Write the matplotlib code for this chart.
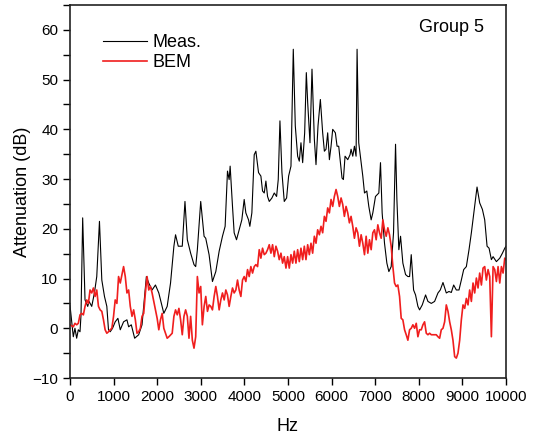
import matplotlib
matplotlib.use("Agg")
import matplotlib.pyplot as plt
from matplotlib.ticker import MultipleLocator

plt.rcParams['font.family'] = ['Liberation Sans', 'DejaVu Sans']

meas_hz = [0, 77, 115, 154, 192, 231, 254, 292, 346, 408, 438, 500, 561, 615, 677, 731, 792, 846,
           884, 923, 977, 1038, 1100, 1154, 1230, 1307, 1346, 1407, 1484, 1576, 1653, 1753, 1807,
           1884, 1961, 2038, 2153, 2230, 2307, 2384, 2422, 2484, 2576, 2638, 2692, 2768, 2845, 2884,
           2922, 2999, 3076, 3114, 3191, 3268, 3345, 3422, 3498, 3559, 3613, 3651, 3674, 3728, 3766,
           3820, 3881, 3942, 3996, 4034, 4096, 4126, 4172, 4226, 4264, 4325, 4379, 4417, 4456, 4494,
           4532, 4571, 4632, 4686, 4739, 4777, 4816, 4862, 4915, 4969, 5015, 5069, 5122, 5168, 5222,
           5260, 5298, 5337, 5383, 5421, 5452, 5505, 5551, 5605, 5643, 5689, 5743, 5796, 5835, 5873,
           5911, 5950, 5988, 6026, 6087, 6126, 6164, 6195, 6240, 6271, 6309, 6371, 6424, 6447, 6486,
           6524, 6562, 6585, 6623, 6678, 6716, 6755, 6808, 6854, 6908, 6946, 7007, 7084, 7122, 7160,
           7214, 7268, 7314, 7367, 7421, 7467, 7498, 7543, 7582, 7635, 7697, 7750, 7789, 7827, 7881,
           7926, 7980, 8018, 8080, 8156, 8210, 8287, 8363, 8440, 8493, 8555, 8631, 8692, 8746, 8800,
           8861, 8922, 8976, 9030, 9091, 9152, 9206, 9282, 9336, 9397, 9459, 9512, 9566, 9612, 9665,
           9704, 9780, 9857, 9918, 9972, 10000]
meas_db = [4.7, -1.7, 0.0, -2.0, -0.3, -0.7, 2.7, 22.2, 5.7, 4.4, 5.4, 4.4, 7.1, 10.4, 21.5, 9.7, 6.4, 4.4,
           -0.3, -0.7, 0.0, 1.3, 2.0, -0.3, 1.3, 1.7, 0.3, 0.7, -2.0, -1.3, 0.7, 10.4, 9.1,
           7.7, 8.7, 7.1, 3.0, 4.4, 9.1, 16.5, 18.8, 16.5, 16.5, 25.5, 17.8, 15.1, 12.8, 12.4,
           15.8, 25.5, 18.5, 18.1, 14.8, 9.4, 11.4, 15.5, 18.5, 20.5, 31.6, 29.9, 32.6, 24.5, 19.2,
           17.8, 19.8, 21.8, 25.9, 23.2, 21.8, 20.5, 23.2, 34.9, 35.6, 31.3, 30.6, 27.6, 27.2, 29.6,
           26.5, 25.5, 26.2, 27.2, 26.5, 29.9, 41.7, 31.3, 25.5, 26.2, 30.6, 32.6, 56.1, 40.7, 34.6,
           33.6, 37.3, 33.3, 39.3, 51.4, 45.4, 37.3, 52.1, 38.0, 32.9, 40.7, 46.0, 39.3, 35.6, 36.0,
           39.3, 33.9, 36.6, 40.0, 39.3, 36.6, 36.6, 33.9, 30.2, 29.9, 34.6, 33.9, 34.9, 36.0, 34.6,
           36.6, 34.6, 56.1, 37.3, 33.3, 30.6, 27.2, 27.6, 24.5, 21.8, 23.2, 26.5, 27.2, 33.3, 23.2,
           17.1, 13.1, 11.4, 12.4, 19.2, 37.0, 25.9, 15.8, 18.5, 13.1, 10.8, 10.4, 10.4, 14.8, 7.7,
           6.7, 4.4, 3.7, 4.7, 6.7, 5.4, 5.0, 5.4, 7.1, 7.7, 9.2, 7.1, 7.4, 7.2, 8.7,
           7.7, 7.7, 9.7, 11.8, 12.4, 15.8, 19.2, 24.5, 28.4, 25.2, 23.9, 21.8, 16.5, 16.1, 13.8,
           14.4, 13.4, 14.1, 15.1, 16.1, 16.5]

bem_hz = [0, 77, 115, 154, 192, 231, 269, 308, 346, 385, 423, 461, 500, 538, 577, 615, 654, 692, 731,
          769, 807, 846, 884, 923, 961, 1000, 1038, 1077, 1115, 1154, 1192, 1230, 1269, 1307, 1346,
          1384, 1423, 1461, 1500, 1538, 1576, 1615, 1653, 1692, 1730, 1769, 1807, 1846, 1884, 1923,
          1961, 2000, 2038, 2076, 2115, 2153, 2192, 2230, 2269, 2345, 2384, 2422, 2461, 2499, 2538,
          2576, 2615, 2653, 2692, 2730, 2768, 2807, 2845, 2884, 2922, 2961, 2999, 3037, 3077, 3115,
          3154, 3192, 3230, 3268, 3307, 3345, 3383, 3422, 3460, 3498, 3537, 3575, 3613, 3651, 3690,
          3728, 3766, 3805, 3843, 3881, 3920, 3958, 3996, 4034, 4073, 4111, 4149, 4188, 4226, 4264,
          4303, 4341, 4379, 4417, 4456, 4494, 4532, 4571, 4609, 4647, 4686, 4724, 4762, 4800, 4839,
          4877, 4915, 4954, 4992, 5030, 5069, 5107, 5145, 5183, 5222, 5260, 5298, 5337, 5375, 5413,
          5452, 5490, 5528, 5566, 5605, 5643, 5681, 5720, 5758, 5796, 5835, 5873, 5911, 5950, 5988,
          6026, 6064, 6103, 6141, 6179, 6218, 6256, 6294, 6332, 6371, 6409, 6447, 6486, 6524, 6562,
          6601, 6639, 6678, 6716, 6755, 6793, 6831, 6869, 6908, 6946, 6984, 7023, 7061, 7099, 7138,
          7176, 7214, 7252, 7291, 7329, 7367, 7406, 7444, 7482, 7520, 7559, 7597, 7635, 7674, 7712,
          7750, 7789, 7827, 7865, 7904, 7942, 7980, 8018, 8057, 8095, 8133, 8172, 8210, 8248, 8287,
          8325, 8363, 8401, 8440, 8478, 8516, 8555, 8593, 8631, 8670, 8708, 8746, 8784, 8823, 8861,
          8899, 8938, 8976, 9014, 9053, 9091, 9129, 9167, 9206, 9244, 9282, 9321, 9359, 9397, 9436,
          9474, 9512, 9550, 9589, 9627, 9665, 9704, 9742, 9780, 9818, 9857, 9895, 9933, 9972, 10000]
bem_db = [0.7, 0.3, 1.0, 0.7, 1.0, 2.7, 3.0, 2.7, 4.4, 5.7, 5.0, 7.7, 7.1, 8.1, 6.4, 7.7, 4.4, 3.7, 3.4,
          1.7, -0.3, -1.0, -0.7, -0.3, 0.0, 2.4, 5.7, 5.0, 10.4, 9.1, 10.8, 12.4, 10.4, 7.1, 7.7,
          4.4, 2.4, 3.7, 1.7, -1.0, -0.7, 0.0, 2.4, 3.0, 7.1, 10.4, 7.7, 8.4, 7.1, 5.4,
          3.7, 2.0, -0.3, 1.7, 3.0, 0.0, -1.0, -2.0, -1.7, -1.0, 2.4, 3.7, 2.7, 4.0, 1.7,
          -1.3, 2.4, 3.7, 2.4, -2.0, 2.4, -2.4, -4.0, -1.7, 10.4, 7.1, 8.4, 0.7, 4.4, 6.4,
          3.4, 4.7, 4.4, 3.7, 6.4, 8.4, 6.4, 3.7, 5.7, 7.1, 5.7, 7.7, 6.7, 4.4, 6.4,
          8.1, 7.1, 7.7, 9.7, 7.7, 6.4, 9.7, 10.4, 9.4, 11.8, 10.4, 12.4, 11.1, 12.4, 12.8,
          12.4, 15.8, 14.1, 16.1, 14.8, 15.1, 15.8, 16.8, 15.1, 16.8, 14.4, 16.5, 15.5, 13.8, 15.1,
          13.1, 14.4, 12.1, 14.4, 12.1, 14.8, 13.1, 15.5, 13.1, 15.8, 13.4, 16.1, 13.8, 16.5, 13.8,
          16.8, 14.8, 17.1, 15.1, 18.5, 17.1, 19.8, 18.8, 20.5, 19.2, 22.5, 21.5, 24.2, 23.2, 25.9,
          24.5, 26.5, 27.9, 26.5, 24.5, 26.2, 24.9, 22.5, 24.5, 23.2, 21.2, 22.5, 20.5, 18.1, 20.2,
          19.2, 16.5, 18.8, 17.1, 14.8, 18.5, 15.1, 17.8, 15.8, 19.2, 19.8, 17.8, 20.8, 19.2, 18.1,
          21.8, 19.8, 18.5, 20.2, 18.8, 16.5, 12.4, 9.1, 8.4, 8.7, 6.4, 2.0, 1.7, -0.3, -1.3,
          -2.4, -0.3, 0.0, 0.7, 0.0, 1.0, -1.7, -0.3, -0.3, 0.7, 1.3, -1.0, -1.3, -1.0, -1.3,
          -1.3, -1.3, -1.3, -1.7, -2.0, -0.3, 0.0, 1.3, 4.7, 3.4, 1.3, -0.3, -2.4, -5.7, -6.0,
          -5.0, -2.4, 1.7, 4.7, 4.0, 6.0, 4.7, 7.7, 5.4, 9.1, 7.1, 10.1, 8.1, 11.1, 8.7,
          12.1, 12.4, 9.7, 11.8, 10.4, -1.7, 12.4, 11.8, 9.4, 12.4, 9.1, 12.4, 11.1, 14.1, 13.8]

series_labels = ["Meas.", "BEM"]
x_ticks = list(range(0, 10001, 1000))
y_ticks = list(range(-10, 61, 10))

fig = plt.figure(figsize=(5.38, 4.34), dpi=100)
ax = fig.add_axes([0.130, 0.129, 0.8105, 0.8595])

ax.plot(meas_hz, meas_db, color='black', lw=0.8, label=series_labels[0])
ax.plot(bem_hz, bem_db, color='#f01e1e', lw=1.2, label=series_labels[1])

ax.set_xlim(0, 10000)
ax.set_ylim(-10, 65)
ax.set_xticks(x_ticks)
ax.set_yticks(y_ticks)
ax.yaxis.set_minor_locator(MultipleLocator(5))
ax.tick_params(axis='both', which='both', direction='out', top=False, right=False,
               labelsize=11, width=1.0)
ax.tick_params(axis='both', which='major', length=5)
ax.tick_params(axis='y', which='minor', length=5)
for sp in ax.spines.values():
    sp.set_linewidth(1.2)
    sp.set_color('#222222')

ax.set_xlabel("Hz", fontsize=13, labelpad=10)
ax.set_ylabel("Attenuation (dB)", fontsize=13, labelpad=1)

ax.legend(loc='upper left', bbox_to_anchor=(0.06, 0.942), frameon=False, fontsize=13,
          handlelength=2.4, handletextpad=0.3, labelspacing=0.2, borderaxespad=0)
ax.text(0.95, 0.94, "Group 5", transform=ax.transAxes, ha='right', va='center', fontsize=13)

fig.savefig("out.png", dpi=100)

──────────────────────────────

* **Task goal**: Read the data above. Pull out each line in which the string "matplotlib" appears.

* **Solution for this problem**:
Write the matplotlib code for this chart.
import matplotlib
matplotlib.use("Agg")
import matplotlib.pyplot as plt
from matplotlib.ticker import MultipleLocator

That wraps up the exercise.